## BEGIN

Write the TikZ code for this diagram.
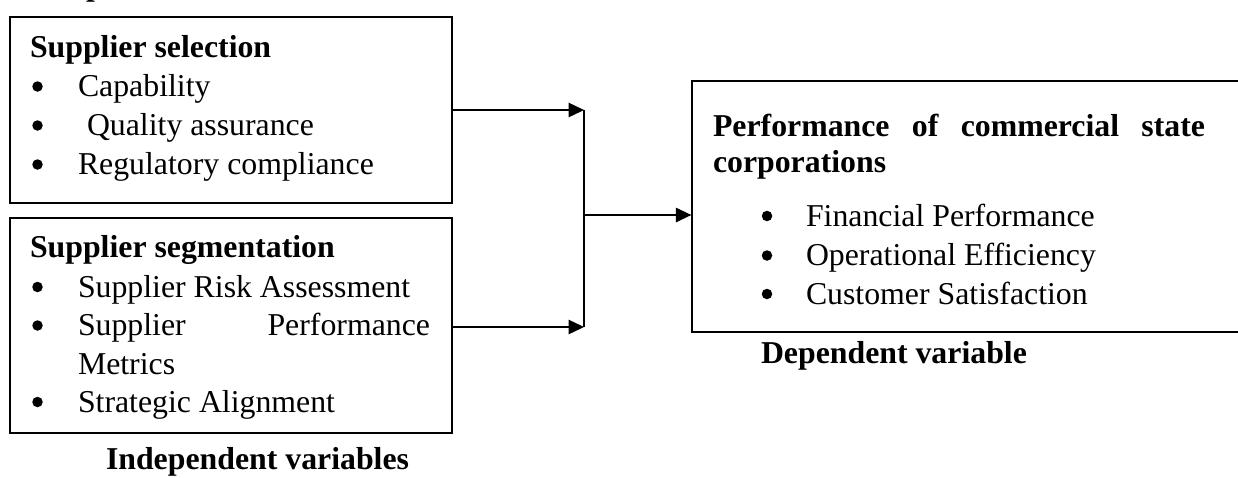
\documentclass[tikz,border=0pt]{standalone}
\usepackage{fontspec}
\setmainfont{Liberation Serif}
\usetikzlibrary{arrows.meta}
\tikzset{
  frame/.style={draw, line width=1.3pt, rectangle, inner sep=0pt},
  txt/.style={anchor=base west, inner sep=0pt, outer sep=0pt},
  bul/.style={circle, fill, inner sep=0pt, minimum size=10.5pt},
  link/.style={line width=1.3pt},
  arr/.style={line width=1.3pt, -{Triangle[length=15.5pt, width=14.5pt]}}
}
\begin{document}
\begin{tikzpicture}[x=1pt, y=-1pt, font=\fontsize{31.8}{38.5}\selectfont]
\useasboundingbox (0,0) rectangle (1238,477);

% boxes
\node[frame, minimum width=442pt, minimum height=186pt] (b1) at (231,110) {};
\node[frame, minimum width=442pt, minimum height=215pt] (b2) at (231,325.5) {};
\node[frame, minimum width=560pt, minimum height=251pt] (b3) at (972,206.5) {};

% fragment of a heading above the picture
\node[txt] (top) at (86,-4.2) {\bfseries p};

% supplier selection
\node[txt] (h1) at (30,57) {\bfseries Supplier selection};
\node[bul] (d11) at (37.5,86.5) {};
\node[txt] (t11) at (78,96.5) {Capability};
\node[bul] (d12) at (37.5,125.5) {};
\node[txt] (t12) at (87,135.5) {Quality assurance};
\node[bul] (d13) at (37.5,164.5) {};
\node[txt] (t13) at (78,174.5) {Regulatory compliance};

% supplier segmentation
\node[txt] (h2) at (30,257) {\bfseries Supplier segmentation};
\node[bul] (d21) at (37.5,287) {};
\node[txt] (t21) at (78,297) {Supplier Risk Assessment};
\node[bul] (d22) at (37.5,325.5) {};
\node[txt] (t22) at (78,335.5) {\makebox[352pt][s]{Supplier\hfill Performance}};
\node[txt] (t22b) at (78,374) {Metrics};
\node[bul] (d23) at (37.5,402) {};
\node[txt] (t23) at (78,412) {Strategic Alignment};

\node[txt] (ind) at (106,469.5) {\bfseries Independent variables};

% performance
\node[txt] (h3) at (713,136) {\bfseries\makebox[492pt][s]{Performance of commercial state}};
\node[txt] (h3b) at (713,172.5) {\bfseries corporations};
\node[bul] (d31) at (767,216) {};
\node[txt] (t31) at (806,226) {Financial Performance};
\node[bul] (d32) at (767,255.5) {};
\node[txt] (t32) at (806,265.5) {Operational Efficiency};
\node[bul] (d33) at (767,294) {};
\node[txt] (t33) at (806,304) {Customer Satisfaction};

\node[txt] (dep) at (761,363) {\bfseries Dependent variable};

% connectors
\coordinate (j1) at (584,110);
\coordinate (j2) at (584,327);
\coordinate (jm) at (584,215);
\draw[link] (j1) -- (j2);
\draw[arr] (b1.east) -- (j1);
\draw[arr] (b2.east |- j2) -- (j2);
\draw[arr] (jm) -- (b3.west |- jm);
\end{tikzpicture}
\end{document}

## END

Leave out the pictures. Transcribe only the lines above, from the first through the one that contains "(t13) at (78,174.5)".

Write the TikZ code for this diagram.
\documentclass[tikz,border=0pt]{standalone}
\usepackage{fontspec}
\setmainfont{Liberation Serif}
\usetikzlibrary{arrows.meta}
\tikzset{
  frame/.style={draw, line width=1.3pt, rectangle, inner sep=0pt},
  txt/.style={anchor=base west, inner sep=0pt, outer sep=0pt},
  bul/.style={circle, fill, inner sep=0pt, minimum size=10.5pt},
  link/.style={line width=1.3pt},
  arr/.style={line width=1.3pt, -{Triangle[length=15.5pt, width=14.5pt]}}
}
\begin{document}
\begin{tikzpicture}[x=1pt, y=-1pt, font=\fontsize{31.8}{38.5}\selectfont]
\useasboundingbox (0,0) rectangle (1238,477);

% boxes
\node[frame, minimum width=442pt, minimum height=186pt] (b1) at (231,110) {};
\node[frame, minimum width=442pt, minimum height=215pt] (b2) at (231,325.5) {};
\node[frame, minimum width=560pt, minimum height=251pt] (b3) at (972,206.5) {};

% fragment of a heading above the picture
\node[txt] (top) at (86,-4.2) {\bfseries p};

% supplier selection
\node[txt] (h1) at (30,57) {\bfseries Supplier selection};
\node[bul] (d11) at (37.5,86.5) {};
\node[txt] (t11) at (78,96.5) {Capability};
\node[bul] (d12) at (37.5,125.5) {};
\node[txt] (t12) at (87,135.5) {Quality assurance};
\node[bul] (d13) at (37.5,164.5) {};
\node[txt] (t13) at (78,174.5) {Regulatory compliance};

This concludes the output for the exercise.